:: Task objective ::
Copy out the data below as written; omit any images.

————————

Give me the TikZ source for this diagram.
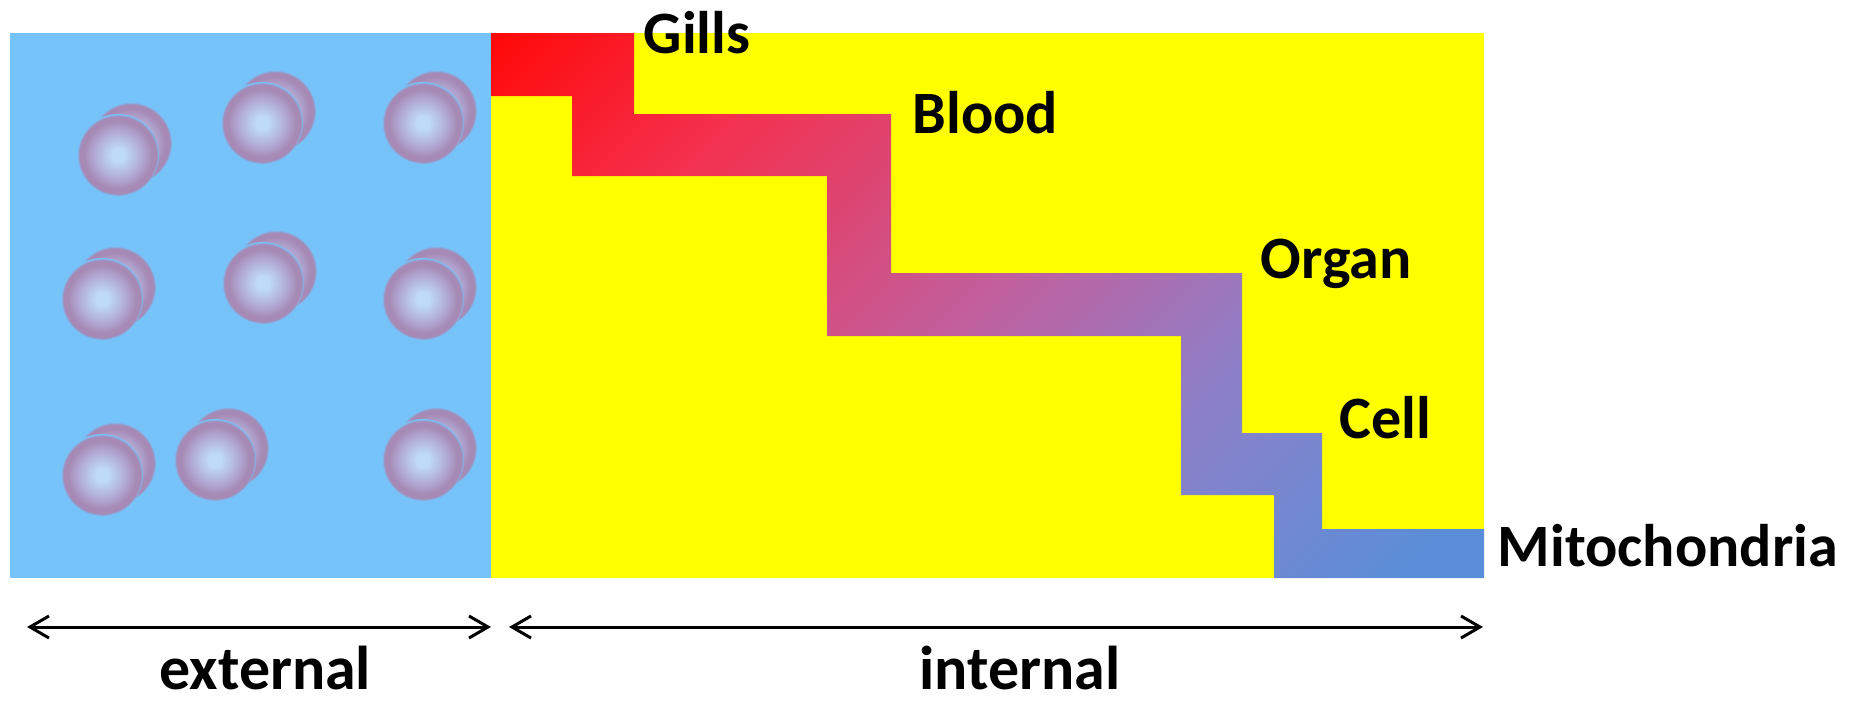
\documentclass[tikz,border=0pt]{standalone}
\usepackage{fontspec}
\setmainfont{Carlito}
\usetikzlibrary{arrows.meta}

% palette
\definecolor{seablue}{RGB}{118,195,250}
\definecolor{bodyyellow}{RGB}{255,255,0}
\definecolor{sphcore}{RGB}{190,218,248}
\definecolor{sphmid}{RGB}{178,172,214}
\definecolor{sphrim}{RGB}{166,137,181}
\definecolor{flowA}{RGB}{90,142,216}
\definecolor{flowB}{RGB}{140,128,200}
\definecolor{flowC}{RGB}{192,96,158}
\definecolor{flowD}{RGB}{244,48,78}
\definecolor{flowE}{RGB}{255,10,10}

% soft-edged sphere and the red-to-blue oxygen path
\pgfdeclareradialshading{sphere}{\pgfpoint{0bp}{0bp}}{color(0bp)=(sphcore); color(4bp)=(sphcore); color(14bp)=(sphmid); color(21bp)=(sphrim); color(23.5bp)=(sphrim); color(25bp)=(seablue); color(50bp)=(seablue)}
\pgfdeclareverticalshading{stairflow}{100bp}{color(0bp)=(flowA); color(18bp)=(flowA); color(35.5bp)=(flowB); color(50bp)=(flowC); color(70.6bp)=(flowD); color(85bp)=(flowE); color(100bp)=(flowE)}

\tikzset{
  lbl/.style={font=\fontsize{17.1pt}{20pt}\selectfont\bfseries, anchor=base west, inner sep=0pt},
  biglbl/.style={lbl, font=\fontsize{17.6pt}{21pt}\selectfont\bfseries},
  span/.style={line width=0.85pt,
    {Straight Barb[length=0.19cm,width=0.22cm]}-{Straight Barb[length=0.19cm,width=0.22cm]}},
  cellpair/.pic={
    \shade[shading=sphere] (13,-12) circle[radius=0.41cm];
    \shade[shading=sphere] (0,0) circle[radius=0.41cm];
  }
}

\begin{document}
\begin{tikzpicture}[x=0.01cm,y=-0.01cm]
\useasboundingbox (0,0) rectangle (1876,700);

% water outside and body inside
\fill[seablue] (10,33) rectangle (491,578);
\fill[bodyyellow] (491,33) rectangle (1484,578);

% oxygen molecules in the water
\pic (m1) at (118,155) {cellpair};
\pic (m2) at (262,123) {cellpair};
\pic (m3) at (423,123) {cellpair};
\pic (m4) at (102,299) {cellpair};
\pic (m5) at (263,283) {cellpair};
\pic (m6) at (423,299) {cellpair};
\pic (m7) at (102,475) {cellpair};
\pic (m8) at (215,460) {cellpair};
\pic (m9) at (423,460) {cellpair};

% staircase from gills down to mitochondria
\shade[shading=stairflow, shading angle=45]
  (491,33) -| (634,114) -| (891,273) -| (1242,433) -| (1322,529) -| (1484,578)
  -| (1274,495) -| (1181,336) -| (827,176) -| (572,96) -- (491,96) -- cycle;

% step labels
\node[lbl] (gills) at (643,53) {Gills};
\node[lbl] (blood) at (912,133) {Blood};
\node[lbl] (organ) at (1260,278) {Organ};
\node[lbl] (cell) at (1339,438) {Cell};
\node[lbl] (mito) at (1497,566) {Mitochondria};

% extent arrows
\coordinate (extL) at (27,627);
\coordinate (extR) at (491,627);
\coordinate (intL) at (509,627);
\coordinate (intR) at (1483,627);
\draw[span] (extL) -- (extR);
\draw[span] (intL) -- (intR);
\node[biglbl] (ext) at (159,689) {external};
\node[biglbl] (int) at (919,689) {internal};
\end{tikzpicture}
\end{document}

————————

:: Solution for this exercise ::
Give me the TikZ source for this diagram.
\documentclass[tikz,border=0pt]{standalone}
\usepackage{fontspec}
\setmainfont{Carlito}
\usetikzlibrary{arrows.meta}

% palette
\definecolor{seablue}{RGB}{118,195,250}
\definecolor{bodyyellow}{RGB}{255,255,0}
\definecolor{sphcore}{RGB}{190,218,248}
\definecolor{sphmid}{RGB}{178,172,214}
\definecolor{sphrim}{RGB}{166,137,181}
\definecolor{flowA}{RGB}{90,142,216}
\definecolor{flowB}{RGB}{140,128,200}
\definecolor{flowC}{RGB}{192,96,158}
\definecolor{flowD}{RGB}{244,48,78}
\definecolor{flowE}{RGB}{255,10,10}

% soft-edged sphere and the red-to-blue oxygen path
\pgfdeclareradialshading{sphere}{\pgfpoint{0bp}{0bp}}{color(0bp)=(sphcore); color(4bp)=(sphcore); color(14bp)=(sphmid); color(21bp)=(sphrim); color(23.5bp)=(sphrim); color(25bp)=(seablue); color(50bp)=(seablue)}
\pgfdeclareverticalshading{stairflow}{100bp}{color(0bp)=(flowA); color(18bp)=(flowA); color(35.5bp)=(flowB); color(50bp)=(flowC); color(70.6bp)=(flowD); color(85bp)=(flowE); color(100bp)=(flowE)}

\tikzset{
  lbl/.style={font=\fontsize{17.1pt}{20pt}\selectfont\bfseries, anchor=base west, inner sep=0pt},
  biglbl/.style={lbl, font=\fontsize{17.6pt}{21pt}\selectfont\bfseries},
  span/.style={line width=0.85pt,
    {Straight Barb[length=0.19cm,width=0.22cm]}-{Straight Barb[length=0.19cm,width=0.22cm]}},
  cellpair/.pic={
    \shade[shading=sphere] (13,-12) circle[radius=0.41cm];
    \shade[shading=sphere] (0,0) circle[radius=0.41cm];
  }
}

\begin{document}
\begin{tikzpicture}[x=0.01cm,y=-0.01cm]
\useasboundingbox (0,0) rectangle (1876,700);

% water outside and body inside
\fill[seablue] (10,33) rectangle (491,578);
\fill[bodyyellow] (491,33) rectangle (1484,578);

% oxygen molecules in the water
\pic (m1) at (118,155) {cellpair};
\pic (m2) at (262,123) {cellpair};
\pic (m3) at (423,123) {cellpair};
\pic (m4) at (102,299) {cellpair};
\pic (m5) at (263,283) {cellpair};
\pic (m6) at (423,299) {cellpair};
\pic (m7) at (102,475) {cellpair};
\pic (m8) at (215,460) {cellpair};
\pic (m9) at (423,460) {cellpair};

% staircase from gills down to mitochondria
\shade[shading=stairflow, shading angle=45]
  (491,33) -| (634,114) -| (891,273) -| (1242,433) -| (1322,529) -| (1484,578)
  -| (1274,495) -| (1181,336) -| (827,176) -| (572,96) -- (491,96) -- cycle;

% step labels
\node[lbl] (gills) at (643,53) {Gills};
\node[lbl] (blood) at (912,133) {Blood};
\node[lbl] (organ) at (1260,278) {Organ};
\node[lbl] (cell) at (1339,438) {Cell};
\node[lbl] (mito) at (1497,566) {Mitochondria};

% extent arrows
\coordinate (extL) at (27,627);
\coordinate (extR) at (491,627);
\coordinate (intL) at (509,627);
\coordinate (intR) at (1483,627);
\draw[span] (extL) -- (extR);
\draw[span] (intL) -- (intR);
\node[biglbl] (ext) at (159,689) {external};
\node[biglbl] (int) at (919,689) {internal};
\end{tikzpicture}
\end{document}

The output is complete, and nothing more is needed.